Music licensing is a very lucrative business. One with no shortage of placement opportunities. Everywhere you turn there’s a company or product that utilizes music to some extent.
As an indie music creator, you have the ability capitalize on these opportunities, but you have to be organized, flexible, patient and willing to cater to the market’s needs. This is a different ball game when compared to creating around an artist.
Here’s some tips you can utilize today to better prepare yourself for licensing.
- Make sure it sounds good
- Know who owns the rights
- Educate yourself
1. Make Sure Your Music Sounds Good.
I’m not speaking in terms of genre or taste, but more so in terms of sonic quality. You want to make sure your music is mixed properly. This means no clipping, good dynamic range, good levels etc. It must sound good.
If mixing isn’t a talent you possess hire someone to mix your music or start learning how to do it yourself.
I get a lot of questions in terms of who to contact for mastering or does my music need to be mastered. My answer is no it does not need to be mastered, don’t focus on the mastering, focus on the mix because the master is only as good as the mix.
A good thing to do is compare your music to commercial music or a song that you hear being used in the licensing world. If your music doesn’t sound as good sonically then it’s not ready.
2. Who Owns The Rights To Your Music?
Make sure you know who owns the rights to your music. If you working with a band or with multiple writers, then everyone involved with the creation owns a piece of the music.
Here’s a perfect example. If you, Billy and Casey wrote a song together, then you are all co owners, and have say in what happens with the song, unless stated otherwise in a contract.
What licensing professionals need to know
1. who owns a master recording?
2. Who owns the composition?
Why is this important? Because before your music can be used in visual media, the client needs to obtain two specific licenses.
And without all parties (writers/owners) onboard, the transaction gets stuck in limbo.
visual media = video games, movie, reality TV shows etc.
3. Got Publishing?

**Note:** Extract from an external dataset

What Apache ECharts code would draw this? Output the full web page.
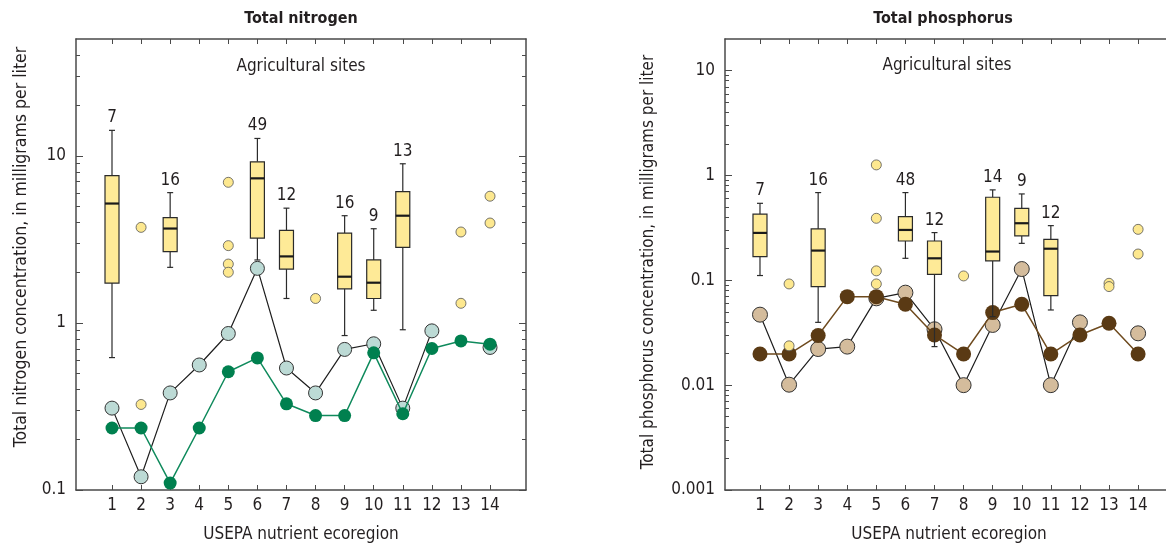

Sign Up With BMI – ASCAP- SESAC
Make sure you’re signed up with a Performing Rights Organization also known as a PRO. The reason why you want to sign up with the PRO is because they collect royalty payments on your behalf.

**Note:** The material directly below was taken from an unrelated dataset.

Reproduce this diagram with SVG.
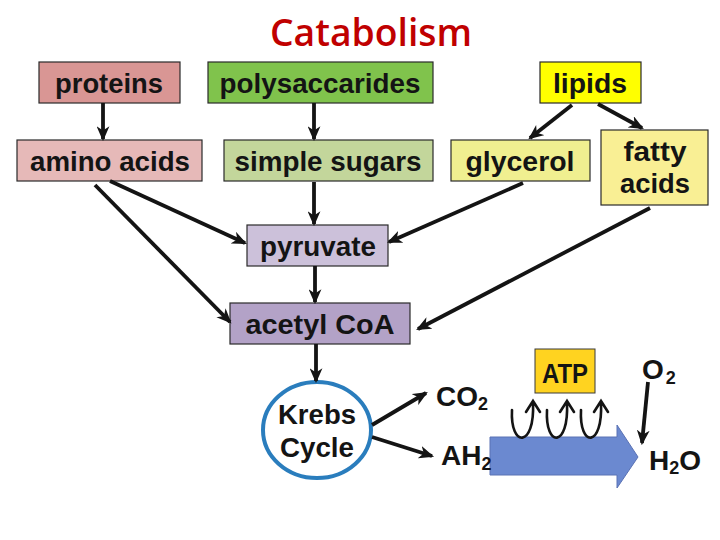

If your music is used in a TV commercial and this TV commercial airs several times a day, that’s money in the bank and without being signed up with a PRO, it’s money that you’re missing out on.
Even if the commercial only airs on Saturday mornings between 9 AM and 11 AM, that’s money that you’re missing out on if you’re not signed up with the PRO.

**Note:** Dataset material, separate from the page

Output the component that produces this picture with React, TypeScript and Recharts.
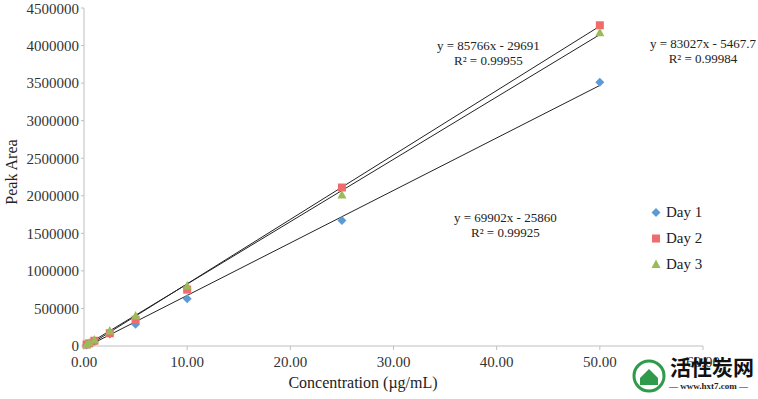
import {
  ScatterChart,
  Scatter,
  XAxis,
  YAxis,
} from "recharts";

// concentrations (µg/mL)
const conc = [0.25, 0.5, 1, 2.5, 5, 10, 25, 50];

// peak areas per day
const day1 = [12000, 25000, 60000, 160000, 290000, 630000, 1670000, 3510000];
const day2 = [20000, 35000, 70000, 170000, 350000, 750000, 2110000, 4270000];
const day3 = [15000, 40000, 80000, 200000, 400000, 800000, 2010000, 4170000];

const seriesNames = ["Day 1", "Day 2", "Day 3"];
const colors = ["#5b9bd5", "#f06b6b", "#9bbb59"];

// linear fits shown on the chart
const slopes = [69902, 85766, 83027];
const intercepts = [-25860, -29691, -5467.7];
const r2 = ["0.99925", "0.99955", "0.99984"];
const fitStart = [0.5, 0.5, 0.25];
const fitEnd = 50;

const xTicks = [0, 10, 20, 30, 40, 50, 60];
const yTicks = [0, 500000, 1000000, 1500000, 2000000, 2500000, 3000000, 3500000, 4000000, 4500000];

const FONT = "'Liberation Serif', 'DejaVu Serif', serif";

const toPoints = (ys: number[]) => conc.map((x, i) => ({ x, y: ys[i] }));
const fitLine = (i: number) =>
  [fitStart[i], fitEnd].map((x) => ({ x, y: slopes[i] * x + intercepts[i] }));

function Diamond({ cx, cy }: any) {
  const r = 4.5;
  return (
    <path
      d={`M${cx},${cy - r}L${cx + r},${cy}L${cx},${cy + r}L${cx - r},${cy}Z`}
      fill={colors[0]}
    />
  );
}
function Square({ cx, cy }: any) {
  return <rect x={cx - 4} y={cy - 4} width={8} height={8} fill={colors[1]} />;
}
function Triangle({ cx, cy }: any) {
  return (
    <path d={`M${cx},${cy - 5}L${cx + 4.5},${cy + 3.5}L${cx - 4.5},${cy + 3.5}Z`} fill={colors[2]} />
  );
}
const shapes = [Diamond, Square, Triangle];

function Empty() {
  return <g />;
}

const eqStyle = (left: number, top: number): React.CSSProperties => ({
  position: "absolute",
  left,
  top,
  fontFamily: FONT,
  fontSize: 13,
  color: "#222",
  textAlign: "center",
  lineHeight: "15px",
  whiteSpace: "nowrap",
});

// label placement for each fit: [Day1, Day2, Day3]
const eqPos = [
  [454, 210],
  [437, 38],
  [650, 36],
];

export default function App() {
  const fmt = (n: number) => `y = ${slopes[n]}x - ${Math.abs(intercepts[n])}`;
  return (
    <div style={{ position: "absolute", left: 0, top: 0, width: 758, height: 399, background: "#fff" }}>
      <ScatterChart width={758} height={399} margin={{ top: 8, right: 55, bottom: 0, left: 8 }}>
        <XAxis
          type="number"
          dataKey="x"
          domain={[0, 60]}
          ticks={xTicks}
          tickFormatter={(v: number) => v.toFixed(2)}
          height={53}
          stroke="#bfbfbf"
          tickSize={4}
          tickMargin={6}
          tick={{ fill: "#333", fontSize: 15, fontFamily: FONT }}
        />
        <YAxis
          type="number"
          dataKey="y"
          domain={[0, 4500000]}
          ticks={yTicks}
          width={76}
          stroke="#bfbfbf"
          tickSize={3}
          tickMargin={2}
          tick={{ fill: "#333", fontSize: 15, fontFamily: FONT }}
        />
        {[0, 1, 2].map((i) => (
          <Scatter
            key={`fit${i}`}
            data={fitLine(i)}
            line={{ stroke: "#222", strokeWidth: 1 }}
            shape={<Empty />}
            legendType="none"
            isAnimationActive={false}
          />
        ))}
        {[day1, day2, day3].map((d, i) => {
          const S = shapes[i];
          return (
            <Scatter
              key={seriesNames[i]}
              name={seriesNames[i]}
              data={toPoints(d)}
              fill={colors[i]}
              shape={(p: any) => <S cx={p.cx} cy={p.cy} />}
              isAnimationActive={false}
            />
          );
        })}
      </ScatterChart>

      {/* axis titles */}
      <div
        style={{
          position: "absolute",
          left: 363,
          top: 374,
          transform: "translateX(-50%)",
          fontFamily: FONT,
          fontSize: 16,
          color: "#222",
          whiteSpace: "nowrap",
        }}
      >
        Concentration (µg/mL)
      </div>
      <div
        style={{
          position: "absolute",
          left: 12,
          top: 172,
          transform: "translate(-50%, -50%) rotate(-90deg)",
          fontFamily: FONT,
          fontSize: 16,
          color: "#222",
          whiteSpace: "nowrap",
        }}
      >
        Peak Area
      </div>

      {/* legend */}
      <div style={{ position: "absolute", left: 650, top: 199, fontFamily: FONT, fontSize: 15, color: "#222" }}>
        {seriesNames.map((n, i) => {
          const S = shapes[i];
          return (
            <div key={n} style={{ display: "flex", alignItems: "center", height: 26 }}>
              <svg width={12} height={14} style={{ marginRight: 4 }}>
                <S cx={6} cy={7.5} />
              </svg>
              {n}
            </div>
          );
        })}
      </div>

      {[0, 1, 2].map((i) => (
        <div key={`eq${i}`} style={eqStyle(eqPos[i][0], eqPos[i][1])}>
          {fmt(i)}
          <br />
          R² = {r2[i]}
        </div>
      ))}

      {/* site watermark */}
      <svg style={{ position: "absolute", left: 631, top: 358 }} width={36} height={36}>
        <circle cx={18} cy={18} r={15} fill="none" stroke="#2e9a4a" strokeWidth={3} />
        <path d="M9,20L18,11L27,20V27H9Z" fill="#2e9a4a" />
      </svg>
      <div
        style={{
          position: "absolute",
          left: 670,
          top: 354,
          fontFamily: "'Noto Sans CJK SC', sans-serif",
          fontWeight: 700,
          fontSize: 21,
          lineHeight: "24px",
          color: "#111",
          whiteSpace: "nowrap",
        }}
      >
        活性炭网
      </div>
      <div
        style={{
          position: "absolute",
          left: 669,
          top: 381,
          fontFamily: FONT,
          fontWeight: 700,
          fontSize: 9,
          color: "#222",
          whiteSpace: "nowrap",
        }}
      >
        — www.hxt7.com —
      </div>
    </div>
  );
}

4. Have Alternative Versions Of Your Music
Why? Because it increases the chances of your music being used. A lot of times when you listen to TV ads, you’ll notice that the instrumental plays underneath the dialogue for a few bars, then towards the end, you hear the full song.
This is done because the dialogue for the commercial/TV ad or whatever is important and they need your music to aid the message, and not conflict with their dialogue.
In the event that a music supervisor needs the instrumental version of your song and you can’t be reached or can’t turn it over in a reasonable amount of time, you could miss out on the placement altogether.
There are also times when you have a good song, but it’s not tailored correctly. What does this mean? This means your music isn’t set up to be used in visual media → there needs to be edits and variation.
5. Educate Yourself On The Business Of Music.
Make sure you understand the basic terminology of music licensing as they will be used in your contracts. If you can afford legal representation, I recommend going that route, but if not education is required.
Even if you can afford legal representation, it’s still beneficial to understand the jargon and terms being used. In some instances it’ll save you money, and it makes you a little more marketable (professional).
Big clients like working with people who are professional. Smaller clients will appreciate the Average Joe approach, especially if you can explain things on their level.